_DATA SEGMENT_

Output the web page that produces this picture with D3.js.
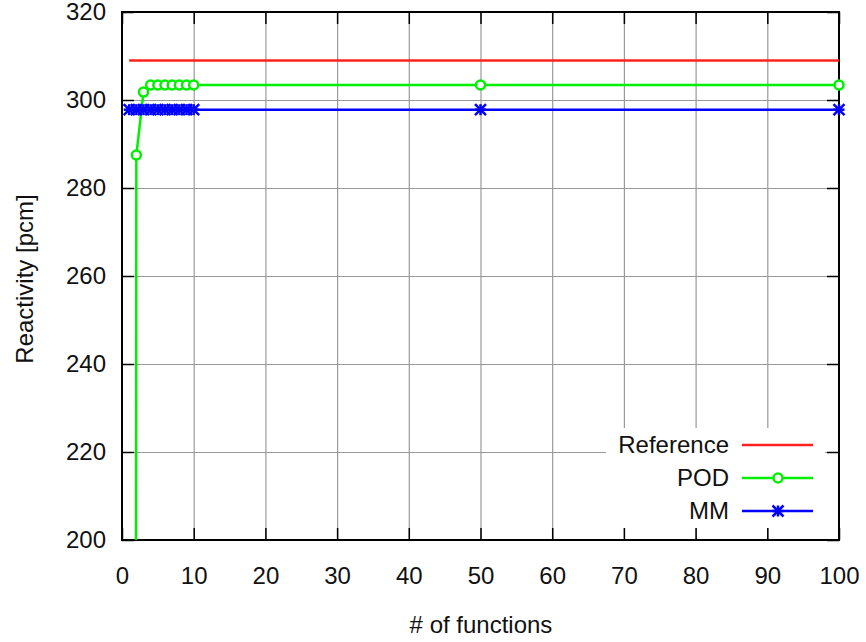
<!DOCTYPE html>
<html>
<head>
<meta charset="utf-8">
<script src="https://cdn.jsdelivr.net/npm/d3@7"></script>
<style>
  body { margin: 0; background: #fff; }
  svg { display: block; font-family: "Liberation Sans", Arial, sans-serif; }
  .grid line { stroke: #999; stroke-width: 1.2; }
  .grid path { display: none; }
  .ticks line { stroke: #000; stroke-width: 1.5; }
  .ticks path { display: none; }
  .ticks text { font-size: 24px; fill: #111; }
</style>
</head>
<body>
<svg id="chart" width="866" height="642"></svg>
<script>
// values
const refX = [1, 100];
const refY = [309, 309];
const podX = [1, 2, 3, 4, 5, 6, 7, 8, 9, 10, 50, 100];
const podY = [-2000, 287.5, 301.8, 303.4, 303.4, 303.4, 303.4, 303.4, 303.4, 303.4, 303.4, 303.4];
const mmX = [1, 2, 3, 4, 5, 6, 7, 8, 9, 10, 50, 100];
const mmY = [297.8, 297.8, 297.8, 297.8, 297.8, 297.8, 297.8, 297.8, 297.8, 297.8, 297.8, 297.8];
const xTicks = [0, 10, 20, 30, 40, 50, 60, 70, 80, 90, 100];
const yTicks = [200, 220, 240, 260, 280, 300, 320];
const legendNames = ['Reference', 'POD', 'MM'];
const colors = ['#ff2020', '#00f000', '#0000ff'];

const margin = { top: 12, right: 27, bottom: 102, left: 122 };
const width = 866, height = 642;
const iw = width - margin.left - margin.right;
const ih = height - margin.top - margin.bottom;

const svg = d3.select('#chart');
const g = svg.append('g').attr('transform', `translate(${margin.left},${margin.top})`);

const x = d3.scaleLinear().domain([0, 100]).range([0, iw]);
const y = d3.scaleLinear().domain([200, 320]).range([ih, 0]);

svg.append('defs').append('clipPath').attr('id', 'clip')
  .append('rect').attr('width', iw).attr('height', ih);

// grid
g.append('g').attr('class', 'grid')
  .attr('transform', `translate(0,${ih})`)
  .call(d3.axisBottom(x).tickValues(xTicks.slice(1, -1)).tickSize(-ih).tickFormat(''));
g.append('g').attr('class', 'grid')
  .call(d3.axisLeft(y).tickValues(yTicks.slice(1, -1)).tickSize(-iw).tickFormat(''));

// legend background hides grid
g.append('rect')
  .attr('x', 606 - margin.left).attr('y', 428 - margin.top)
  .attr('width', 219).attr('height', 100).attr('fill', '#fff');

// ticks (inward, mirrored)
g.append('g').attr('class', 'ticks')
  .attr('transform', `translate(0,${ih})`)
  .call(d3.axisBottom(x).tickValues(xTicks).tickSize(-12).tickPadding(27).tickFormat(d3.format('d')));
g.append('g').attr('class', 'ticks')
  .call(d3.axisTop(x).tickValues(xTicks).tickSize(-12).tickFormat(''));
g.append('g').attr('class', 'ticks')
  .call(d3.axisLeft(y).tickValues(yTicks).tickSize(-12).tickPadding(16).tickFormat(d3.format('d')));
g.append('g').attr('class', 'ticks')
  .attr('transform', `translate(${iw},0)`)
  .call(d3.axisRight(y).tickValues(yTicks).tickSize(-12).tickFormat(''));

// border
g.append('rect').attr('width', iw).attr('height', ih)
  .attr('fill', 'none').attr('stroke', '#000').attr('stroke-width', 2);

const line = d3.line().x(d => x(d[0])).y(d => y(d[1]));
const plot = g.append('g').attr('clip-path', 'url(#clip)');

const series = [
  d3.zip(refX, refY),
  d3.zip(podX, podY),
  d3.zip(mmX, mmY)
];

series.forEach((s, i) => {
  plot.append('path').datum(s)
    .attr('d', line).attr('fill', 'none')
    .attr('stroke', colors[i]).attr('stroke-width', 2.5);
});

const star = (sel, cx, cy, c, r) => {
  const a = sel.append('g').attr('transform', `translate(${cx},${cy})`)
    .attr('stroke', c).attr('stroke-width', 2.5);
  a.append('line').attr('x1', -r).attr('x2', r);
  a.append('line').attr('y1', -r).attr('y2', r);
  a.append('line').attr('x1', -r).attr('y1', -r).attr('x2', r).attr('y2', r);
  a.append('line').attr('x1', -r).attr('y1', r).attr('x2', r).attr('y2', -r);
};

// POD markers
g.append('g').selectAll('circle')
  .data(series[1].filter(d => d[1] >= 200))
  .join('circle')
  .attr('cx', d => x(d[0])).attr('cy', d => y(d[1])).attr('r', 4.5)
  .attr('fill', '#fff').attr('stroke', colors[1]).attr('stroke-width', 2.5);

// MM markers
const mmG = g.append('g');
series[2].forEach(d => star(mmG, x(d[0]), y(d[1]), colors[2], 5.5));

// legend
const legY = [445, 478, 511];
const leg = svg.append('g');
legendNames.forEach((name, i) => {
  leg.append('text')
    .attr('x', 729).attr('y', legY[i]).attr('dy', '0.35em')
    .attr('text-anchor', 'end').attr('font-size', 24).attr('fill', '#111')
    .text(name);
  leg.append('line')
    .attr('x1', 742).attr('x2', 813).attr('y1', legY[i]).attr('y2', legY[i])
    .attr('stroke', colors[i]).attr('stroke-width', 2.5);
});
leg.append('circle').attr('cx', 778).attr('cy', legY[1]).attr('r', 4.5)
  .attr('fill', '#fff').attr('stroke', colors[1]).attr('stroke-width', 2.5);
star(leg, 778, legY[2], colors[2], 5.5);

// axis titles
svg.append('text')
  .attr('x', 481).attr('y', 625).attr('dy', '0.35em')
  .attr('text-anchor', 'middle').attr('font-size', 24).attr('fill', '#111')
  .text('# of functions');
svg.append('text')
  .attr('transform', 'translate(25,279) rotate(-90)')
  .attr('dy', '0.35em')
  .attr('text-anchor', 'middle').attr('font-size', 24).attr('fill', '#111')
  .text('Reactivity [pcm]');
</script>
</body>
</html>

_PROBLEM REQUIREMENTS_
Copy the material exactly. Do not include the pictures.

_SOLUTION TO THIS PROBLEM_
Output the web page that produces this picture with D3.js.
<!DOCTYPE html>
<html>
<head>
<meta charset="utf-8">
<script src="https://cdn.jsdelivr.net/npm/d3@7"></script>
<style>
  body { margin: 0; background: #fff; }
  svg { display: block; font-family: "Liberation Sans", Arial, sans-serif; }
  .grid line { stroke: #999; stroke-width: 1.2; }
  .grid path { display: none; }
  .ticks line { stroke: #000; stroke-width: 1.5; }
  .ticks path { display: none; }
  .ticks text { font-size: 24px; fill: #111; }
</style>
</head>
<body>
<svg id="chart" width="866" height="642"></svg>
<script>
// values
const refX = [1, 100];
const refY = [309, 309];
const podX = [1, 2, 3, 4, 5, 6, 7, 8, 9, 10, 50, 100];
const podY = [-2000, 287.5, 301.8, 303.4, 303.4, 303.4, 303.4, 303.4, 303.4, 303.4, 303.4, 303.4];
const mmX = [1, 2, 3, 4, 5, 6, 7, 8, 9, 10, 50, 100];
const mmY = [297.8, 297.8, 297.8, 297.8, 297.8, 297.8, 297.8, 297.8, 297.8, 297.8, 297.8, 297.8];
const xTicks = [0, 10, 20, 30, 40, 50, 60, 70, 80, 90, 100];
const yTicks = [200, 220, 240, 260, 280, 300, 320];
const legendNames = ['Reference', 'POD', 'MM'];
const colors = ['#ff2020', '#00f000', '#0000ff'];

const margin = { top: 12, right: 27, bottom: 102, left: 122 };
const width = 866, height = 642;
const iw = width - margin.left - margin.right;
const ih = height - margin.top - margin.bottom;

const svg = d3.select('#chart');
const g = svg.append('g').attr('transform', `translate(${margin.left},${margin.top})`);

const x = d3.scaleLinear().domain([0, 100]).range([0, iw]);
const y = d3.scaleLinear().domain([200, 320]).range([ih, 0]);

svg.append('defs').append('clipPath').attr('id', 'clip')
  .append('rect').attr('width', iw).attr('height', ih);

// grid
g.append('g').attr('class', 'grid')
  .attr('transform', `translate(0,${ih})`)
  .call(d3.axisBottom(x).tickValues(xTicks.slice(1, -1)).tickSize(-ih).tickFormat(''));
g.append('g').attr('class', 'grid')
  .call(d3.axisLeft(y).tickValues(yTicks.slice(1, -1)).tickSize(-iw).tickFormat(''));

// legend background hides grid
g.append('rect')
  .attr('x', 606 - margin.left).attr('y', 428 - margin.top)
  .attr('width', 219).attr('height', 100).attr('fill', '#fff');

// ticks (inward, mirrored)
g.append('g').attr('class', 'ticks')
  .attr('transform', `translate(0,${ih})`)
  .call(d3.axisBottom(x).tickValues(xTicks).tickSize(-12).tickPadding(27).tickFormat(d3.format('d')));
g.append('g').attr('class', 'ticks')
  .call(d3.axisTop(x).tickValues(xTicks).tickSize(-12).tickFormat(''));
g.append('g').attr('class', 'ticks')
  .call(d3.axisLeft(y).tickValues(yTicks).tickSize(-12).tickPadding(16).tickFormat(d3.format('d')));
g.append('g').attr('class', 'ticks')
  .attr('transform', `translate(${iw},0)`)
  .call(d3.axisRight(y).tickValues(yTicks).tickSize(-12).tickFormat(''));

// border
g.append('rect').attr('width', iw).attr('height', ih)
  .attr('fill', 'none').attr('stroke', '#000').attr('stroke-width', 2);

const line = d3.line().x(d => x(d[0])).y(d => y(d[1]));
const plot = g.append('g').attr('clip-path', 'url(#clip)');

const series = [
  d3.zip(refX, refY),
  d3.zip(podX, podY),
  d3.zip(mmX, mmY)
];

series.forEach((s, i) => {
  plot.append('path').datum(s)
    .attr('d', line).attr('fill', 'none')
    .attr('stroke', colors[i]).attr('stroke-width', 2.5);
});

const star = (sel, cx, cy, c, r) => {
  const a = sel.append('g').attr('transform', `translate(${cx},${cy})`)
    .attr('stroke', c).attr('stroke-width', 2.5);
  a.append('line').attr('x1', -r).attr('x2', r);
  a.append('line').attr('y1', -r).attr('y2', r);
  a.append('line').attr('x1', -r).attr('y1', -r).attr('x2', r).attr('y2', r);
  a.append('line').attr('x1', -r).attr('y1', r).attr('x2', r).attr('y2', -r);
};

// POD markers
g.append('g').selectAll('circle')
  .data(series[1].filter(d => d[1] >= 200))
  .join('circle')
  .attr('cx', d => x(d[0])).attr('cy', d => y(d[1])).attr('r', 4.5)
  .attr('fill', '#fff').attr('stroke', colors[1]).attr('stroke-width', 2.5);

// MM markers
const mmG = g.append('g');
series[2].forEach(d => star(mmG, x(d[0]), y(d[1]), colors[2], 5.5));

// legend
const legY = [445, 478, 511];
const leg = svg.append('g');
legendNames.forEach((name, i) => {
  leg.append('text')
    .attr('x', 729).attr('y', legY[i]).attr('dy', '0.35em')
    .attr('text-anchor', 'end').attr('font-size', 24).attr('fill', '#111')
    .text(name);
  leg.append('line')
    .attr('x1', 742).attr('x2', 813).attr('y1', legY[i]).attr('y2', legY[i])
    .attr('stroke', colors[i]).attr('stroke-width', 2.5);
});
leg.append('circle').attr('cx', 778).attr('cy', legY[1]).attr('r', 4.5)
  .attr('fill', '#fff').attr('stroke', colors[1]).attr('stroke-width', 2.5);
star(leg, 778, legY[2], colors[2], 5.5);

// axis titles
svg.append('text')
  .attr('x', 481).attr('y', 625).attr('dy', '0.35em')
  .attr('text-anchor', 'middle').attr('font-size', 24).attr('fill', '#111')
  .text('# of functions');
svg.append('text')
  .attr('transform', 'translate(25,279) rotate(-90)')
  .attr('dy', '0.35em')
  .attr('text-anchor', 'middle').attr('font-size', 24).attr('fill', '#111')
  .text('Reactivity [pcm]');
</script>
</body>
</html>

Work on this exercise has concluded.